Task statement | Repeat everything in the material exactly.

* * * * * * * * *

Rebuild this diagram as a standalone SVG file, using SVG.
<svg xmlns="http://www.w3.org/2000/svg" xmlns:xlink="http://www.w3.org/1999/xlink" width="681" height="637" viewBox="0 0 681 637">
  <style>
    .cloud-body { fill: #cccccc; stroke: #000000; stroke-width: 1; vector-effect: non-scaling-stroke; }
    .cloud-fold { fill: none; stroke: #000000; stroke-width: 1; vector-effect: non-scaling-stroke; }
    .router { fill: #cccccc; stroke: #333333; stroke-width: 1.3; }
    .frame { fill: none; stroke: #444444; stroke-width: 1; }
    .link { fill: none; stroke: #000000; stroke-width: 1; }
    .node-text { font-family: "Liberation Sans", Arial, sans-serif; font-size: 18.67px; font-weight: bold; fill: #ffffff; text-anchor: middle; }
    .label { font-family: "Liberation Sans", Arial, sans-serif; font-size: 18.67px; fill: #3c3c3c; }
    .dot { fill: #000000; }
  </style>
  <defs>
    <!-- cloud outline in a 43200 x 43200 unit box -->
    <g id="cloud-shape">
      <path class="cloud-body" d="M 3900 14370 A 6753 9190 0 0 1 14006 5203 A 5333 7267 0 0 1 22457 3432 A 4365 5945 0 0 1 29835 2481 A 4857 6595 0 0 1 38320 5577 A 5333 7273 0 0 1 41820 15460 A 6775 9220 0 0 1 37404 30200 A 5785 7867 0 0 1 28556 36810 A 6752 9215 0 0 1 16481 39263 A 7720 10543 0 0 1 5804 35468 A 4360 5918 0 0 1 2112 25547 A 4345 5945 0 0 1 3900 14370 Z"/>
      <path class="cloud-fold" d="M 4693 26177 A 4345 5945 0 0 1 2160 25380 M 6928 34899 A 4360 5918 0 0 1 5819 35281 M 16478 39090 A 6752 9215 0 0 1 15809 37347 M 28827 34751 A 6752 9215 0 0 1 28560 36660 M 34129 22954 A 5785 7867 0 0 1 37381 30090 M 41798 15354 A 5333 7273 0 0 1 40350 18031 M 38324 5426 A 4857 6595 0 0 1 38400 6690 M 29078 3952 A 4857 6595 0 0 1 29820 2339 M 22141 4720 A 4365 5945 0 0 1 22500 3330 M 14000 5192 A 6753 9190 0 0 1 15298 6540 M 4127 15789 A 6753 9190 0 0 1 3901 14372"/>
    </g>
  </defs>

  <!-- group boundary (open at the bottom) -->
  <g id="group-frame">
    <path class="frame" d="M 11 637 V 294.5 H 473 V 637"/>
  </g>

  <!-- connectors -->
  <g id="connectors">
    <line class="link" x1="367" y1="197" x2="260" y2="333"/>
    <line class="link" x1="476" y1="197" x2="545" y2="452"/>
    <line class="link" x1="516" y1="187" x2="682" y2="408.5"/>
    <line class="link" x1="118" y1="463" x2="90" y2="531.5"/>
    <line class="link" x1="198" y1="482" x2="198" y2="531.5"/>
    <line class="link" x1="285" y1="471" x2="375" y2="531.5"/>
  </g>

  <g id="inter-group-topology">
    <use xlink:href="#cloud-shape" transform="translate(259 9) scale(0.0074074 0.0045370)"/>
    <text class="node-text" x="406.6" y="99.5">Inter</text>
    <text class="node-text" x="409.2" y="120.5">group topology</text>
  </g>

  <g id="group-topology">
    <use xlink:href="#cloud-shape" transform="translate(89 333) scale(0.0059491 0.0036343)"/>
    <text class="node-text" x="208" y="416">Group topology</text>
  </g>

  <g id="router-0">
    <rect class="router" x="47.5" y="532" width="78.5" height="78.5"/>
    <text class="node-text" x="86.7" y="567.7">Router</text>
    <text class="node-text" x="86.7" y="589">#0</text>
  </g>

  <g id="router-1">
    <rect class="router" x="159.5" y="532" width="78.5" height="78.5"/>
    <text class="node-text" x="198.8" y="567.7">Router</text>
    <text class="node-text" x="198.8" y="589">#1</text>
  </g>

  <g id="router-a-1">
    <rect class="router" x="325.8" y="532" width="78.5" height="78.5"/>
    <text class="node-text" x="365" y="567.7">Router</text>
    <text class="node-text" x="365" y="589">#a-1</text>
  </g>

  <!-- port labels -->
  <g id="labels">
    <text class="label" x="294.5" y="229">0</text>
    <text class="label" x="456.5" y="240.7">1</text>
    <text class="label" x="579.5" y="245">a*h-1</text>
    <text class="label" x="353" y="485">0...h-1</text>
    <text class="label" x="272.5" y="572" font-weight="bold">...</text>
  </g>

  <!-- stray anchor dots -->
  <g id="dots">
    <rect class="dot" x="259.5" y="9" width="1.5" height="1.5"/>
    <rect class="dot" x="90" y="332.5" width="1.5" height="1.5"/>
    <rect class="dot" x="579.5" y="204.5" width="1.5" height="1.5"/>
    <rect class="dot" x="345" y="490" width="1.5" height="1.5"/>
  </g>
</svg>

* * * * * * * * *

Exercise answer |
Rebuild this diagram as a standalone SVG file, using SVG.
<svg xmlns="http://www.w3.org/2000/svg" xmlns:xlink="http://www.w3.org/1999/xlink" width="681" height="637" viewBox="0 0 681 637">
  <style>
    .cloud-body { fill: #cccccc; stroke: #000000; stroke-width: 1; vector-effect: non-scaling-stroke; }
    .cloud-fold { fill: none; stroke: #000000; stroke-width: 1; vector-effect: non-scaling-stroke; }
    .router { fill: #cccccc; stroke: #333333; stroke-width: 1.3; }
    .frame { fill: none; stroke: #444444; stroke-width: 1; }
    .link { fill: none; stroke: #000000; stroke-width: 1; }
    .node-text { font-family: "Liberation Sans", Arial, sans-serif; font-size: 18.67px; font-weight: bold; fill: #ffffff; text-anchor: middle; }
    .label { font-family: "Liberation Sans", Arial, sans-serif; font-size: 18.67px; fill: #3c3c3c; }
    .dot { fill: #000000; }
  </style>
  <defs>
    <!-- cloud outline in a 43200 x 43200 unit box -->
    <g id="cloud-shape">
      <path class="cloud-body" d="M 3900 14370 A 6753 9190 0 0 1 14006 5203 A 5333 7267 0 0 1 22457 3432 A 4365 5945 0 0 1 29835 2481 A 4857 6595 0 0 1 38320 5577 A 5333 7273 0 0 1 41820 15460 A 6775 9220 0 0 1 37404 30200 A 5785 7867 0 0 1 28556 36810 A 6752 9215 0 0 1 16481 39263 A 7720 10543 0 0 1 5804 35468 A 4360 5918 0 0 1 2112 25547 A 4345 5945 0 0 1 3900 14370 Z"/>
      <path class="cloud-fold" d="M 4693 26177 A 4345 5945 0 0 1 2160 25380 M 6928 34899 A 4360 5918 0 0 1 5819 35281 M 16478 39090 A 6752 9215 0 0 1 15809 37347 M 28827 34751 A 6752 9215 0 0 1 28560 36660 M 34129 22954 A 5785 7867 0 0 1 37381 30090 M 41798 15354 A 5333 7273 0 0 1 40350 18031 M 38324 5426 A 4857 6595 0 0 1 38400 6690 M 29078 3952 A 4857 6595 0 0 1 29820 2339 M 22141 4720 A 4365 5945 0 0 1 22500 3330 M 14000 5192 A 6753 9190 0 0 1 15298 6540 M 4127 15789 A 6753 9190 0 0 1 3901 14372"/>
    </g>
  </defs>

  <!-- group boundary (open at the bottom) -->
  <g id="group-frame">
    <path class="frame" d="M 11 637 V 294.5 H 473 V 637"/>
  </g>

  <!-- connectors -->
  <g id="connectors">
    <line class="link" x1="367" y1="197" x2="260" y2="333"/>
    <line class="link" x1="476" y1="197" x2="545" y2="452"/>
    <line class="link" x1="516" y1="187" x2="682" y2="408.5"/>
    <line class="link" x1="118" y1="463" x2="90" y2="531.5"/>
    <line class="link" x1="198" y1="482" x2="198" y2="531.5"/>
    <line class="link" x1="285" y1="471" x2="375" y2="531.5"/>
  </g>

  <g id="inter-group-topology">
    <use xlink:href="#cloud-shape" transform="translate(259 9) scale(0.0074074 0.0045370)"/>
    <text class="node-text" x="406.6" y="99.5">Inter</text>
    <text class="node-text" x="409.2" y="120.5">group topology</text>
  </g>

  <g id="group-topology">
    <use xlink:href="#cloud-shape" transform="translate(89 333) scale(0.0059491 0.0036343)"/>
    <text class="node-text" x="208" y="416">Group topology</text>
  </g>

  <g id="router-0">
    <rect class="router" x="47.5" y="532" width="78.5" height="78.5"/>
    <text class="node-text" x="86.7" y="567.7">Router</text>
    <text class="node-text" x="86.7" y="589">#0</text>
  </g>

  <g id="router-1">
    <rect class="router" x="159.5" y="532" width="78.5" height="78.5"/>
    <text class="node-text" x="198.8" y="567.7">Router</text>
    <text class="node-text" x="198.8" y="589">#1</text>
  </g>

  <g id="router-a-1">
    <rect class="router" x="325.8" y="532" width="78.5" height="78.5"/>
    <text class="node-text" x="365" y="567.7">Router</text>
    <text class="node-text" x="365" y="589">#a-1</text>
  </g>

  <!-- port labels -->
  <g id="labels">
    <text class="label" x="294.5" y="229">0</text>
    <text class="label" x="456.5" y="240.7">1</text>
    <text class="label" x="579.5" y="245">a*h-1</text>
    <text class="label" x="353" y="485">0...h-1</text>
    <text class="label" x="272.5" y="572" font-weight="bold">...</text>
  </g>

  <!-- stray anchor dots -->
  <g id="dots">
    <rect class="dot" x="259.5" y="9" width="1.5" height="1.5"/>
    <rect class="dot" x="90" y="332.5" width="1.5" height="1.5"/>
    <rect class="dot" x="579.5" y="204.5" width="1.5" height="1.5"/>
    <rect class="dot" x="345" y="490" width="1.5" height="1.5"/>
  </g>
</svg>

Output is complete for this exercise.